— Start of Data —

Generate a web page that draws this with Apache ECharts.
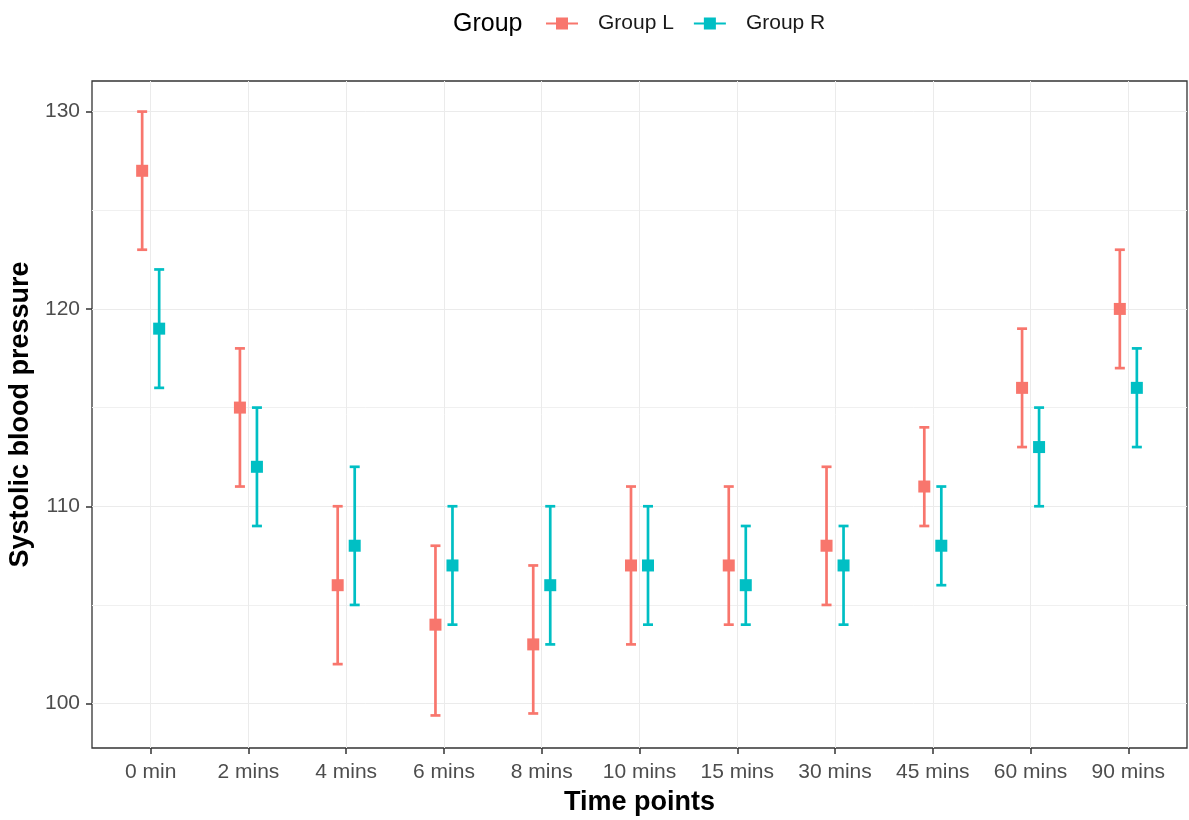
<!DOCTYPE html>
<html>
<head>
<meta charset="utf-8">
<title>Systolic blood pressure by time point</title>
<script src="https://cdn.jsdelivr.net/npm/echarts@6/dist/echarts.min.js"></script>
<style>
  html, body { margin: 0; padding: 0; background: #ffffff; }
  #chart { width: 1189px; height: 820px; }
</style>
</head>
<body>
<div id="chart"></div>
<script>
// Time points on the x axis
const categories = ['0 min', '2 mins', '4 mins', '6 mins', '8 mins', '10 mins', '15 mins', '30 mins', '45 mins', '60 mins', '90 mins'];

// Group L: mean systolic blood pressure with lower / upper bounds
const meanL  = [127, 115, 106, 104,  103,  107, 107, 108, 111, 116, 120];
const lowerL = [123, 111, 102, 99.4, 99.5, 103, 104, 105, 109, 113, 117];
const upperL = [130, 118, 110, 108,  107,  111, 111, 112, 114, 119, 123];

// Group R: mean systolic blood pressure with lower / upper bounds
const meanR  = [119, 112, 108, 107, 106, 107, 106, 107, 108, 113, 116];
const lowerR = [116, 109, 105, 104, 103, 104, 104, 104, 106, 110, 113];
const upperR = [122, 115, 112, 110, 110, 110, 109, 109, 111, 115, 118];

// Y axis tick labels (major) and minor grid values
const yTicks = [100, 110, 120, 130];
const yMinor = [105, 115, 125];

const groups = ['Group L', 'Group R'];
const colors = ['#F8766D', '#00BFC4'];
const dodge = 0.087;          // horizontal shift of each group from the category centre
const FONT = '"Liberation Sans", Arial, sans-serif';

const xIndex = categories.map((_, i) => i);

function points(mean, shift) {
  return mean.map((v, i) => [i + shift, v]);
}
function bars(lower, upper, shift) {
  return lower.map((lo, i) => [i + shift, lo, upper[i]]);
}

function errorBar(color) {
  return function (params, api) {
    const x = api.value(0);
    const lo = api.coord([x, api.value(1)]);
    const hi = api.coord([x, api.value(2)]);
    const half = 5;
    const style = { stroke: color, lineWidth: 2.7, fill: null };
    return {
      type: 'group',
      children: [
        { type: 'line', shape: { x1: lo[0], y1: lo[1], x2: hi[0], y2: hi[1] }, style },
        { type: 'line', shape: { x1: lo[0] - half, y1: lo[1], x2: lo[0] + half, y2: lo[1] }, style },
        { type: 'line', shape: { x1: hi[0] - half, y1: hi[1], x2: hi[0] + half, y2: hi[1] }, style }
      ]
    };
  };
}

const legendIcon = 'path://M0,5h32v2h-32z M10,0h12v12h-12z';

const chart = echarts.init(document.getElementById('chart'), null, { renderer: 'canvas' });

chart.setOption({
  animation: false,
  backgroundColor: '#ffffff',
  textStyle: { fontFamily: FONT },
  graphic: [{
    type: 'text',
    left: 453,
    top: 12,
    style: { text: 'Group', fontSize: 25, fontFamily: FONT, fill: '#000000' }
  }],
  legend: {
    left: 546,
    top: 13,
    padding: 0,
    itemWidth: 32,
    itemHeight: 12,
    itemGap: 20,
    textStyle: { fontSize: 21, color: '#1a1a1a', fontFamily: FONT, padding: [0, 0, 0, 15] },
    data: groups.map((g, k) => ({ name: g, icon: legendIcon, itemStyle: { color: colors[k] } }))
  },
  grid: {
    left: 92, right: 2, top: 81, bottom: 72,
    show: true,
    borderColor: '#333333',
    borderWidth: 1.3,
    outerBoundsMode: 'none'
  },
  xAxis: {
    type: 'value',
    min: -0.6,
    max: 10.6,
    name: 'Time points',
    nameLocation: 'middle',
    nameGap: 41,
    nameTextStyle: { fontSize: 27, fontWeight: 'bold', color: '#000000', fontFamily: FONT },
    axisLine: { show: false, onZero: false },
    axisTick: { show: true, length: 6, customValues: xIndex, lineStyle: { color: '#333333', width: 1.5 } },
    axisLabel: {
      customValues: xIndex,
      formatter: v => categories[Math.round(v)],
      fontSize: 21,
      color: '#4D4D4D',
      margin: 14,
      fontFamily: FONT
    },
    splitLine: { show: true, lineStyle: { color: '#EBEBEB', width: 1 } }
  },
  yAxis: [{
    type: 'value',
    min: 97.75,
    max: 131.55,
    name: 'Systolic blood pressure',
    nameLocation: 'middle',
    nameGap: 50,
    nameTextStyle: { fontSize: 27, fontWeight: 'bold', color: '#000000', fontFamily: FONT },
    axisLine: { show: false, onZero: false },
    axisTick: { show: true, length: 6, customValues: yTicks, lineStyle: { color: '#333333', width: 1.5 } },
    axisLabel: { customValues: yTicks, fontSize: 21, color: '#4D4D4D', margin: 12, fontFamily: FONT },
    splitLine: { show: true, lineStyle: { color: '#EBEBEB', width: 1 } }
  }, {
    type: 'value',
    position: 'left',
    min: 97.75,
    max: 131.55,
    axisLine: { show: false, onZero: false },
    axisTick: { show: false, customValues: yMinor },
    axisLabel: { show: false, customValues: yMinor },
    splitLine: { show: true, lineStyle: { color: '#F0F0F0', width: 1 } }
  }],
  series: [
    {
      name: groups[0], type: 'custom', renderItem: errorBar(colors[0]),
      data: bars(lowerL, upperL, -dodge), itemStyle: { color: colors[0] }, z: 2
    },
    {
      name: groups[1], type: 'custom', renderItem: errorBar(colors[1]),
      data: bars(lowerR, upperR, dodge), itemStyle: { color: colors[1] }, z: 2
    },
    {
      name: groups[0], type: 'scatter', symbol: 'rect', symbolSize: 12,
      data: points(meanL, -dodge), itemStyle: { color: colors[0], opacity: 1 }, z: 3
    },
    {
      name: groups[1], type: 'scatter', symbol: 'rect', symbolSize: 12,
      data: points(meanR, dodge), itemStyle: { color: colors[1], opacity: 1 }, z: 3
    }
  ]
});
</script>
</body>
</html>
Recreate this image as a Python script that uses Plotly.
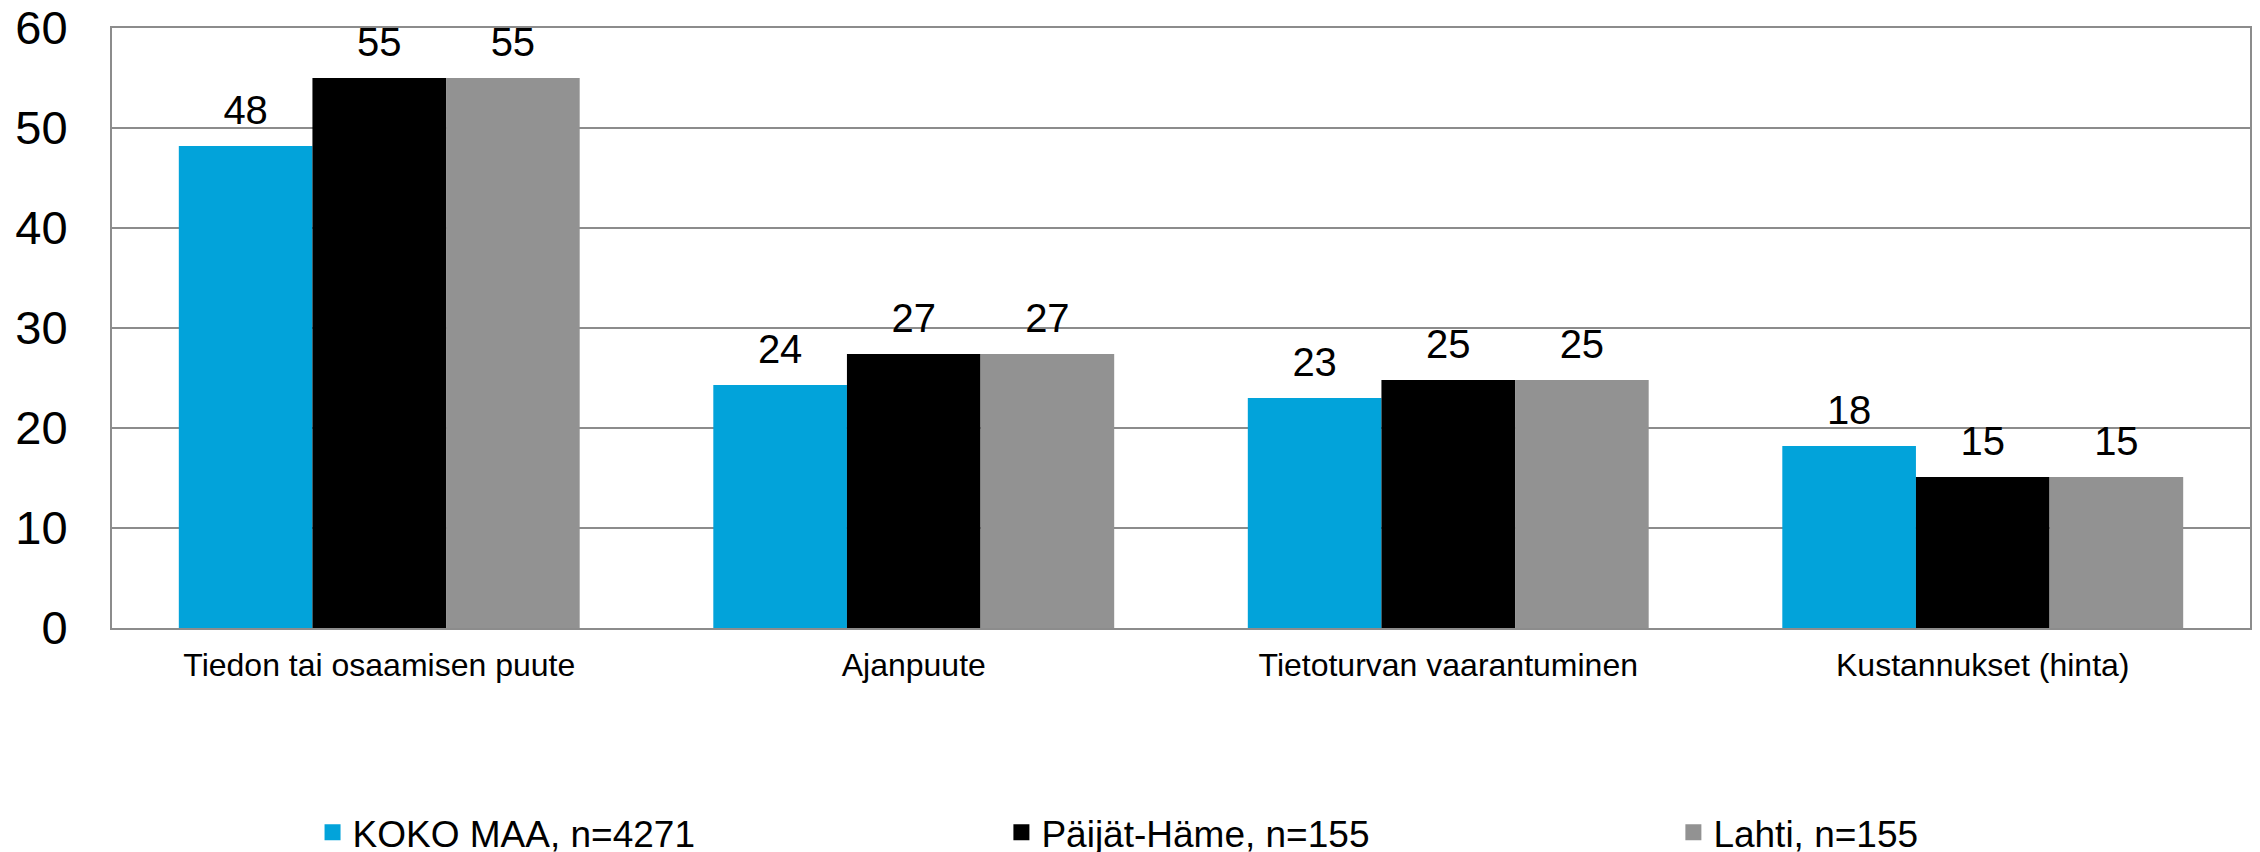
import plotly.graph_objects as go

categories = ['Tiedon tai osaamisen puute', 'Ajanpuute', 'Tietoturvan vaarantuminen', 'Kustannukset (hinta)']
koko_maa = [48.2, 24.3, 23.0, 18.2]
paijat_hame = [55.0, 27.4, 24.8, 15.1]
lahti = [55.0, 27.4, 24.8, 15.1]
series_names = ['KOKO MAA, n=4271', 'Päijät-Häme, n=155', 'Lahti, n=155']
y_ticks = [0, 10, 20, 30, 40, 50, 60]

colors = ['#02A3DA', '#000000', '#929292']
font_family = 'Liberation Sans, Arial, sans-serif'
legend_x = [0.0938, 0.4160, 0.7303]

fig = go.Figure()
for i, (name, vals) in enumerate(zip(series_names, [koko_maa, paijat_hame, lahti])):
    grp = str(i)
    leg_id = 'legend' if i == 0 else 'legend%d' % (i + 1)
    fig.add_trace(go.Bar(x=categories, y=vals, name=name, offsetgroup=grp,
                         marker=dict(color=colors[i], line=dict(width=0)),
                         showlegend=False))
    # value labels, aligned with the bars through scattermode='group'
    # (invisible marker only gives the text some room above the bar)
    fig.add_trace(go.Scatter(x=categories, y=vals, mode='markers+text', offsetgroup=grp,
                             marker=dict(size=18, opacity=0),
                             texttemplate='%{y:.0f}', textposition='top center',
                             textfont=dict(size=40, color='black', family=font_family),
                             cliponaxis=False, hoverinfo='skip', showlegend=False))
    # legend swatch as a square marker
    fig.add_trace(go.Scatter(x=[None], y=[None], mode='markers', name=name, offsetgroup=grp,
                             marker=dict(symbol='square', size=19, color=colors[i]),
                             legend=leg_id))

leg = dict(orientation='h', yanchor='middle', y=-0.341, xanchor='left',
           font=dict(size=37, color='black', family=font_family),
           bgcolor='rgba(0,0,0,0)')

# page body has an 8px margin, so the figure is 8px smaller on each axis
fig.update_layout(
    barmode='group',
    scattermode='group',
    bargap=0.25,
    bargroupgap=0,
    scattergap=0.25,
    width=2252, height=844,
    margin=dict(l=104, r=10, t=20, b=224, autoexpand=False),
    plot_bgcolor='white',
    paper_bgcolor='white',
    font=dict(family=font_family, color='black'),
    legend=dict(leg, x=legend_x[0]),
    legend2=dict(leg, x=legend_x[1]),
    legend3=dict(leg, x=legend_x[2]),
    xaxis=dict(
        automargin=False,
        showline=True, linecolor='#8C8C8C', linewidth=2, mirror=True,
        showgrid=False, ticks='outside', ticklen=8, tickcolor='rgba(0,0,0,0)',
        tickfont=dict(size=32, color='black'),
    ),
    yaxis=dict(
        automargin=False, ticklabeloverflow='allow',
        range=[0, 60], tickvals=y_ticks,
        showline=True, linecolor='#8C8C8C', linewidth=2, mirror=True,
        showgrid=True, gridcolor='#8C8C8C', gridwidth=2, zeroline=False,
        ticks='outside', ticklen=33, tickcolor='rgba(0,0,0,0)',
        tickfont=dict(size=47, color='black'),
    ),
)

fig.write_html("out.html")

— End of Data —

Prompt -> Exactly and only the lines from the line with "Recreate this image" to the line with "legend_x = [0.0938, 0.4160, 0.7303]", both ends included, should be echoed. Do not carry over the pictures.

Solution below ->
Recreate this image as a Python script that uses Plotly.
import plotly.graph_objects as go

categories = ['Tiedon tai osaamisen puute', 'Ajanpuute', 'Tietoturvan vaarantuminen', 'Kustannukset (hinta)']
koko_maa = [48.2, 24.3, 23.0, 18.2]
paijat_hame = [55.0, 27.4, 24.8, 15.1]
lahti = [55.0, 27.4, 24.8, 15.1]
series_names = ['KOKO MAA, n=4271', 'Päijät-Häme, n=155', 'Lahti, n=155']
y_ticks = [0, 10, 20, 30, 40, 50, 60]

colors = ['#02A3DA', '#000000', '#929292']
font_family = 'Liberation Sans, Arial, sans-serif'
legend_x = [0.0938, 0.4160, 0.7303]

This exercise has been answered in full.